O #metoo começou a fazer-se sentir em Portugal e algumas reações indignadas reforçam a evidência da urgência deste movimento de desnaturalização da violência contra as mulheres. Os homens que afirmam sentir-se vigiados nos atos, escrutinados na vontade, reagem à perda de privilégio. O desejo feminino, esse sim, foi sempre vigiado; o corpo das mulheres foi sempre foi controlado; a nossa liberdade nunca deixou de ser disputada.
Exigir razões para o tempo que as mulheres levam a denunciar um caso ou a não nomear agressores é não ter entendido o que quer que seja até agora. Julgá-las é reproduzir os mecanismos da violência de género, que classificam a vítima e humanizam o opressor.
O que vemos é socialmente construído. É com a linguagem disponível que damos nome ao que observamos e é com o que sabemos que atribuímos sentido à realidade. Não só o leque de comportamentos sexuais considerados desviantes foi sempre muito mais alargado para as mulheres, como a adjetivação desses comportamentos foi substancialmente mais depreciativa, assertiva e violenta.
Rejeitar classificações é reivindicar o direito a reescrever a narrativa para lá dos termos impostos. Essa disputa ocorre sobre um tabuleiro desequilibrado, em que o escrutínio ininterrupto e naturalizado sobre as mulheres tornou sempre mais fácil exigir-lhes, culpá-las, sugar-lhes a energia, ignorar-lhes o discurso e o mérito.
A forma como cada uma experiencia a desigualdade de poder depende de muitas mais variáveis do que poderia enumerar. Algumas são estruturais, como a posição de classe ou o lugar na escala de privilégio racial, outras serão individuais.

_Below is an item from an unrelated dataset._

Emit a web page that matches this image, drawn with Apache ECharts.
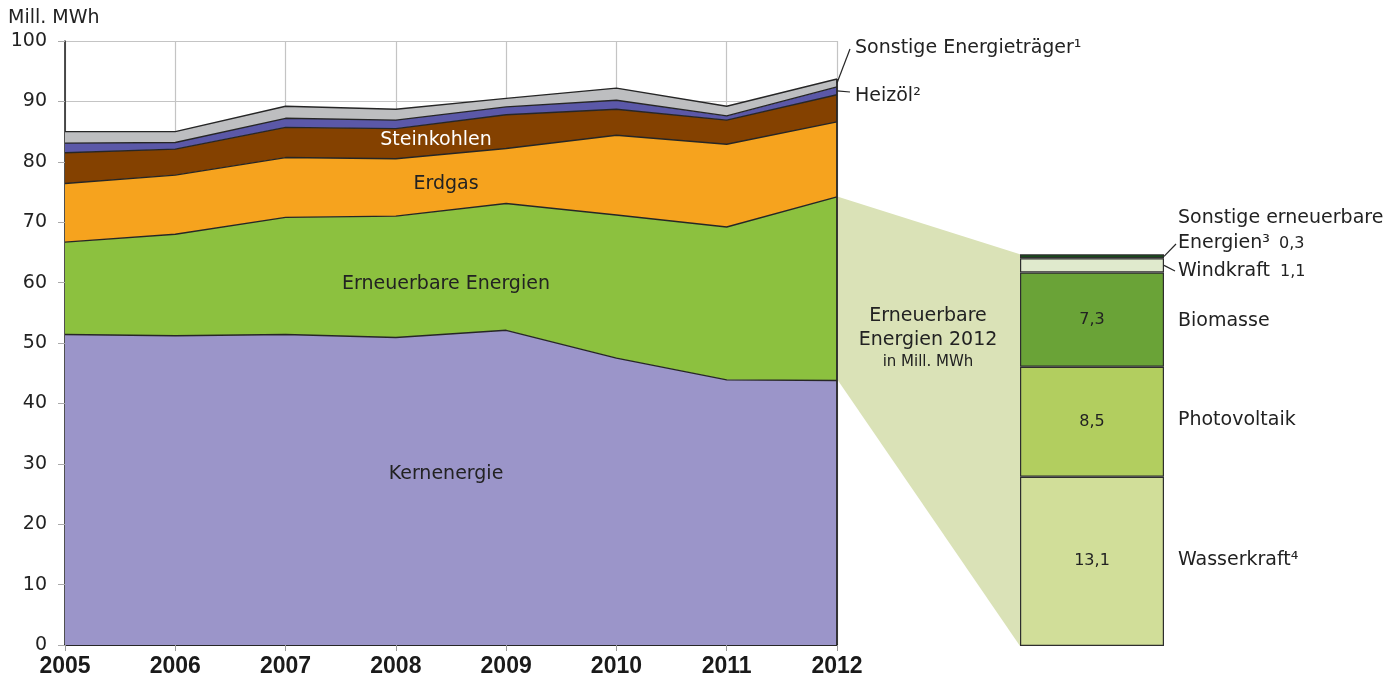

Uma vez que o patriarcado está silenciosamente entranhado nas instituições que nos formaram, é comum naturalizar comportamentos sexistas, dos mais evidentes aos micromachismos, ver inevitabilidade no inaceitável ou culpa na injustiça sofrida. Na experiência partilhada com outras mulheres, no conhecimento gerado, são construídas ferramentas, conceitos para ressignificar experiencias vividas. Compreender essas experiências dentro da estrutura de poder, desnaturalizá-las e nomeá-las como violentas não é sempre automático. Quando acontece, permite-nos escolher tomar uma posição na luta.
Desigualdade, violência e desvantagem estrutural não envolvem necessariamente rejeição da convivência ou da cumplicidade estabelecida em termos desiguais. Mas a resistência faz-se de formas nem sempre evidentes, por dentro e por fora das estruturas de poder, em silêncio e nas ruas, nos tribunais e em casa, no confronto e na empatia. Julgar como cada mulher lida com as violências experienciadas é mais uma forma de as classificar. Os mecanismos de silenciamento tendem a ser reproduzidos, por isso a denúncia tem que ser coletiva.
A maior armadilha do patriarcado é fazer as mulheres acreditarem que vivem em competição, que a boa mulher é a que se distingue das outras. Ser vulgar ou ordinária não é desejável na ficção que escreveram por nós. O #metoo é um movimento de sororidade, que recusa essa narrativa, porque vem dizer que estamos aqui umas para as outras, passámos pelo mesmo, não deixamos que nos classifiquem, e temos o direito a contar a nossa história a partir do lugar em que a vivemos e quando decidirmos que está na hora.